Kate Plays Christine
Robert Greene’s “documentary” about a 1970s news anchor’s on-air suicide is a dark, perplexing study in method acting, psychological drama and the art of documentary making itself.
Ostensibly a non-fiction film, Kate Plays Christine follows Kate Lyn Sheil as she prepares to portray news reporter Christine Chubbuck in a movie about her 1974 live-broadcast suicide. Set in Sarasota, Florida, Kate retraces one woman’s path to self-destruction, meeting all those who knew and worked with Christine, and replicating her lonely lifestyle in a desperate attempt to get under the skin of the real-life protagonist she must play. In doing so, however, the actress too confronts the anxieties Chubbuck faced and begins asking her own questions. Is making a film about Chubbuck’s bloody, dramatic end playing into the exact voyeurism Christine herself was resisting; her final on-air words before shooting herself in the head being “In keeping with Channel 40’s policy of bringing you the latest in blood and guts, and in living colour, you are going to see another first: an attempted suicide.”
Kate Lyn Sheil is compelling, showing layers of complexity as the lines blur between her and the woman she plays. Her turmoil is palpable as the camera watches her transform physically, joining her in a spray tanning booth and sharing in the discomfort of wearing a wig, and psychologically, replicating the emotional journey Christine has taken. It reveals the toll getting into the role can take on the mind, at one moment Kate saying to the camera, “I don’t think people realise how hard it is.”

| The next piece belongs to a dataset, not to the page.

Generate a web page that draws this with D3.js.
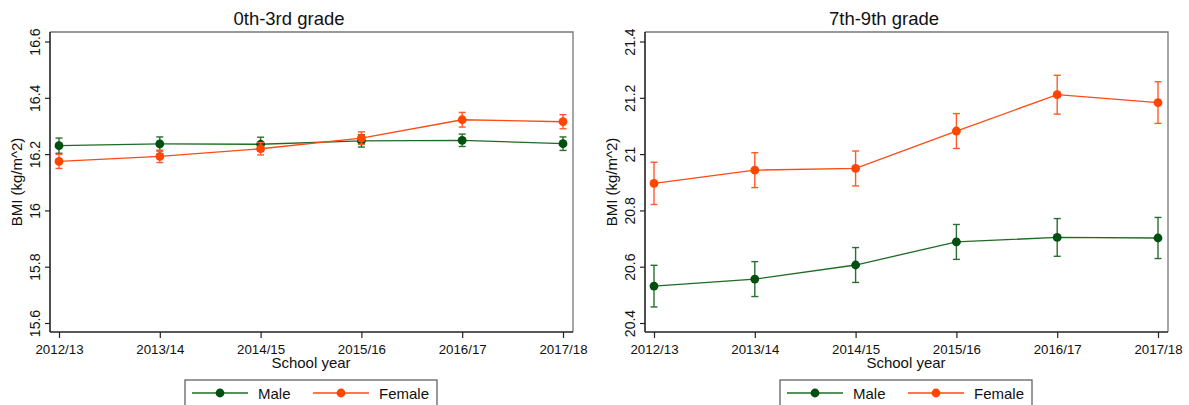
<!DOCTYPE html>
<html>
<head>
<meta charset="utf-8">
<script src="https://cdn.jsdelivr.net/npm/d3@7"></script>
<style>
  body { margin: 0; background: #fff; }
  svg { display: block; font-family: "Liberation Sans", Arial, sans-serif; }
  .axis path, .axis line { stroke: #222; }
  .axis text { fill: #111; }
</style>
</head>
<body>
<svg id="chart" width="1189" height="405"></svg>
<script>
// School years on the x axis
const years = ['2012/13', '2013/14', '2014/15', '2015/16', '2016/17', '2017/18'];
const seriesNames = ['Male', 'Female'];

// 0th-3rd grade: mean BMI and half width of the error bar
const youngMale     = [16.230, 16.236, 16.235, 16.247, 16.249, 16.237];
const youngMaleErr  = [0.027, 0.025, 0.025, 0.022, 0.022, 0.024];
const youngFemale    = [16.174, 16.192, 16.219, 16.257, 16.322, 16.315];
const youngFemaleErr = [0.025, 0.022, 0.022, 0.022, 0.026, 0.025];
const youngTicks = [15.6, 15.8, 16, 16.2, 16.4, 16.6];

// 7th-9th grade
const oldMale     = [20.531, 20.556, 20.606, 20.688, 20.704, 20.702];
const oldMaleErr  = [0.074, 0.062, 0.062, 0.062, 0.067, 0.073];
const oldFemale    = [20.896, 20.943, 20.949, 21.082, 21.211, 21.183];
const oldFemaleErr = [0.075, 0.062, 0.062, 0.062, 0.069, 0.074];
const oldTicks = [20.4, 20.6, 20.8, 21, 21.2, 21.4];

const colors = {
  Male:   { line: '#1f6b25', mark: '#00500f', err: '#2a6f2e' },
  Female: { line: '#ff4a14', mark: '#ff4500', err: '#ff5a2a' }
};

const panels = [
  { title: '0th-3rd grade', left: 0, ticks: youngTicks,
    series: [[youngMale, youngMaleErr], [youngFemale, youngFemaleErr]] },
  { title: '7th-9th grade', left: 595, ticks: oldTicks,
    series: [[oldMale, oldMaleErr], [oldFemale, oldFemaleErr]] }
];

const svg = d3.select('#chart');

panels.forEach(function(p) {
  const g = svg.append('g').attr('transform', `translate(${p.left}, 0)`);
  const frame = { left: 50, right: 573, top: 32, bottom: 332 };

  const x = d3.scalePoint().domain(years).range([59, 563]);
  const y = d3.scaleLinear()
    .domain([p.ticks[0], p.ticks[p.ticks.length - 1]])
    .range([323, 41.5]);

  // light top / right border
  g.append('path')
    .attr('d', `M${frame.left},${frame.top}H${frame.right}V${frame.bottom}`)
    .attr('fill', 'none')
    .attr('stroke', '#777')
    .attr('stroke-width', 1.3);

  // y axis
  const yAxis = g.append('g')
    .attr('class', 'axis')
    .attr('transform', `translate(${frame.left}, 0)`)
    .call(d3.axisLeft(y).tickValues(p.ticks).tickSize(5).tickSizeOuter(0).tickFormat(d => String(d)));
  yAxis.select('.domain')
    .attr('d', `M0,${frame.top}V${frame.bottom}`)
    .attr('stroke-width', 1.6);
  yAxis.selectAll('.tick line').attr('stroke-width', 1.2);
  yAxis.selectAll('.tick text')
    .attr('x', null).attr('dy', null)
    .attr('transform', 'translate(-10, 0) rotate(-90)')
    .style('text-anchor', 'middle')
    .style('font-size', '14px')
    .style('font-family', '"Liberation Sans", Arial, sans-serif');

  // x axis
  const xAxis = g.append('g')
    .attr('class', 'axis')
    .attr('transform', `translate(0, ${frame.bottom})`)
    .call(d3.axisBottom(x).tickSize(6).tickPadding(7).tickSizeOuter(0));
  xAxis.select('.domain')
    .attr('d', `M${frame.left},0H${frame.right}`)
    .attr('stroke-width', 1.6);
  xAxis.selectAll('.tick line').attr('stroke-width', 1.2);
  xAxis.selectAll('.tick text')
    .style('font-size', '13.3px')
    .style('font-family', '"Liberation Sans", Arial, sans-serif');

  // titles
  g.append('text')
    .attr('x', 289).attr('y', 25)
    .attr('text-anchor', 'middle')
    .style('font-size', '18.5px')
    .style('fill', '#111')
    .text(p.title);

  g.append('text')
    .attr('x', 311).attr('y', 368)
    .attr('text-anchor', 'middle')
    .style('font-size', '15px')
    .style('fill', '#111')
    .text('School year');

  g.append('text')
    .attr('transform', 'translate(22, 182) rotate(-90)')
    .attr('text-anchor', 'middle')
    .style('font-size', '15px')
    .style('fill', '#111')
    .text('BMI (kg/m^2)');

  // series
  p.series.forEach(function(s, i) {
    const name = seriesNames[i];
    const c = colors[name];
    const pts = years.map((yr, j) => ({ yr: yr, v: s[0][j], e: s[1][j] }));
    const sg = g.append('g');

    sg.append('path')
      .datum(pts)
      .attr('fill', 'none')
      .attr('stroke', c.line)
      .attr('stroke-width', 1.3)
      .attr('d', d3.line().x(d => x(d.yr)).y(d => y(d.v)));

    const eb = sg.selectAll('.err').data(pts).enter().append('g').attr('class', 'err')
      .attr('stroke', c.err).attr('stroke-width', 1.4);
    eb.append('line')
      .attr('x1', d => x(d.yr)).attr('x2', d => x(d.yr))
      .attr('y1', d => y(d.v - d.e)).attr('y2', d => y(d.v + d.e));
    eb.append('line')
      .attr('x1', d => x(d.yr) - 3.5).attr('x2', d => x(d.yr) + 3.5)
      .attr('y1', d => y(d.v - d.e)).attr('y2', d => y(d.v - d.e));
    eb.append('line')
      .attr('x1', d => x(d.yr) - 3.5).attr('x2', d => x(d.yr) + 3.5)
      .attr('y1', d => y(d.v + d.e)).attr('y2', d => y(d.v + d.e));

    sg.selectAll('.pt').data(pts).enter().append('circle')
      .attr('class', 'pt')
      .attr('cx', d => x(d.yr)).attr('cy', d => y(d.v))
      .attr('r', 4.4)
      .attr('fill', c.mark);
  });

  // legend
  const lg = g.append('g').attr('transform', 'translate(185, 380)');
  lg.append('rect')
    .attr('x', 0).attr('y', 0).attr('width', 252).attr('height', 34)
    .attr('fill', '#fff').attr('stroke', '#555').attr('stroke-width', 1.2);
  seriesNames.forEach(function(name, i) {
    const c = colors[name];
    const ox = 7 + i * 121;
    lg.append('line')
      .attr('x1', ox).attr('x2', ox + 56).attr('y1', 13).attr('y2', 13)
      .attr('stroke', c.line).attr('stroke-width', 1.3);
    lg.append('circle')
      .attr('cx', ox + 28).attr('cy', 13).attr('r', 4.4).attr('fill', c.mark);
    lg.append('text')
      .attr('x', ox + 66).attr('y', 19)
      .style('font-size', '15px')
      .style('fill', '#111')
      .text(name);
  });
});
</script>
</body>
</html>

Expertly shot, with impeccable attention to detail, Greene takes full advantage of the Sarasota setting, capturing the idiosyncrasies of life in the town as well as the 70s aesthetic through clips of the “film” that is being shot. The sense of the place is also made manifest by the plethora of side characters that discuss Christine and their varying perspectives on her suicide.
It’s bleak but offers an arthouse film critic’s dream of a premise, with the audience left baffled as to whether it is Kate Lyn Sheil on screen or a character within a character. In the climactic final scene, as she begs not to have to “shoot” the final moment, it seems it is the audience themselves she is pleading with, as they are made complicit in the exploitation Chubbuck, and in turn Kate, wished to defy.
Sarah Bradbury
Kate Plays Christine is released in selected cinemas on 14th October 2016.